I do understand that dealing with optional core spec columns is annoying after personally experiencing it with the WKT extension (#254 & #255). It is tough trying to improve the spec while maintaining compatibility. One potential solution could be migration scripts, which is similar to how I have maintained operational databases in the past. It could preserve backwards compatibility in the same way you listed while also allowing maintained implementations to upgrade GeoPackages.

jyutzler commented 4 years ago

@fjlopez it is not legal to use ALTER TABLE ADD COLUMN to add a row with a primary key or unique constraint so a migration script would be needed either way. https://sqlite.org/lang_altertable.html

fjlopez commented 4 years ago

A change in the schema of a database always require a migration script even if the script only contains only one DDL statement. Migration scripts such as the included in the proposal of @bosborn https://github.com/opengeospatial/geopackage/issues/516#issue-605879696 are usual in the database world and there are tooling to support them (e.g. Flyway).

However, I understand your concern. SQL migration scripts are a headache for many users, specially users that are GIS end users.
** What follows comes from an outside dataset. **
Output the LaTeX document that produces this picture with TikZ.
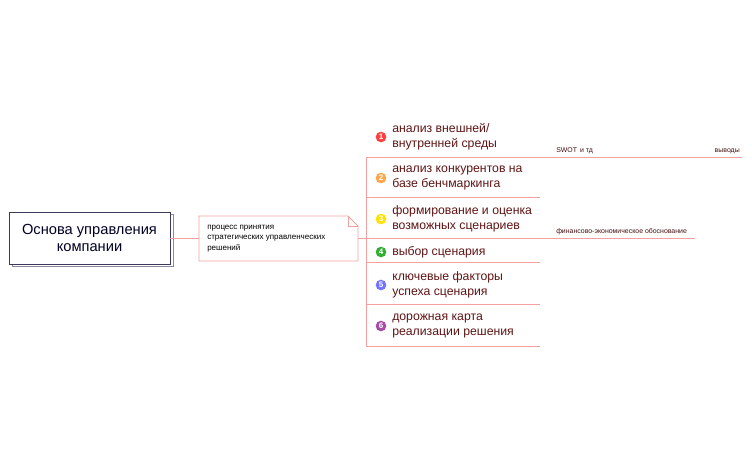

I have a worry which is a bit off-topic but I would like to know your opinion as I think that it is very related to this. I start to believe that a root cause of the stiff opposition to schema evolution, even when the issues are clear, is the lack of a command line tool in our ecosystem able to automatise versions upgrades and other schema management issues, and really easy to use by the GIS community (similar to GDAL command line programs). E.g., a tool something like:

$ geopackage info test.gpkg 
Database: test.gpkg
Current version: GeoPackage 1.1.0
Extensions: Geometry Type Triggers
$ geopackage upgrade 1.3.0 test.gpkg
Validate migration
Extension Geometry Type Triggers not supported in 1.3.0
Upgrade cannot be performed, use upgrade  --force to upgrade and remove
$ geopackage upgrade --force 1.3.0 test.gpkg
Validate migration
Successfully migration to GeoPackage 1.3.0
$ geopackage info test.gpkg 
Database: test.gpkg
Current version: GeoPackage 1.3.0

Is there such a command line tool? I.e., something like the command line version of https://github.com/ngageoint/geopackage-java but with steroids.

jyutzler commented 4 years ago

@fjlopez There is just the Executable Test Suite which can be run on the command line. However, the ETS doesn't do a fraction of what we want it to do. It doesn't even support warnings at this time.
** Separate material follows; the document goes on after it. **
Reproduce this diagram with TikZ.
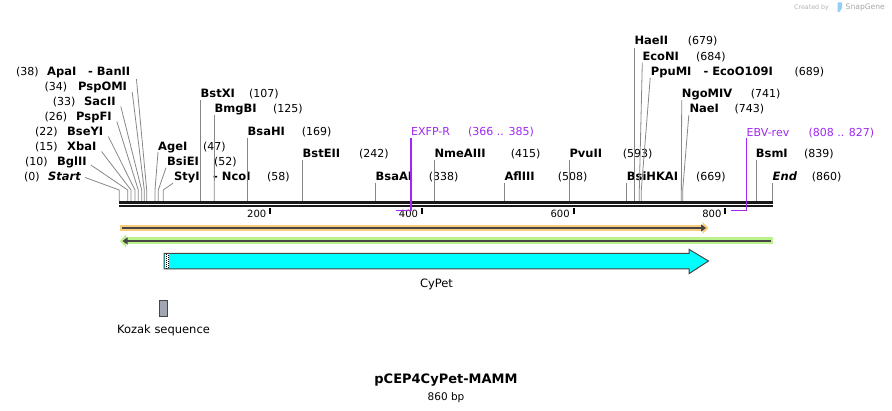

I don't have any answer for this. The software you are talking about will not fall from the sky or grow on trees. OGC does not have the resources to fund this development. Software organizations (you mention GDAL but there are others) have their own tools but they aren't vetted to be used in an official capacity. I don't see this changing unless a deep-pocketed organization decides it is necessary.

Regarding migration script, what I meant is that it would require a script to rename the table, create the new table, and copy the data over, not just add a new column with a single line like you could in most RDBMSs.

jyutzler commented 3 years ago

Tagging this as Tile Matrix Set because the shadow view approach will be considered as part of the TMS support development as shadow views will be required to handle the other aspects of that extension.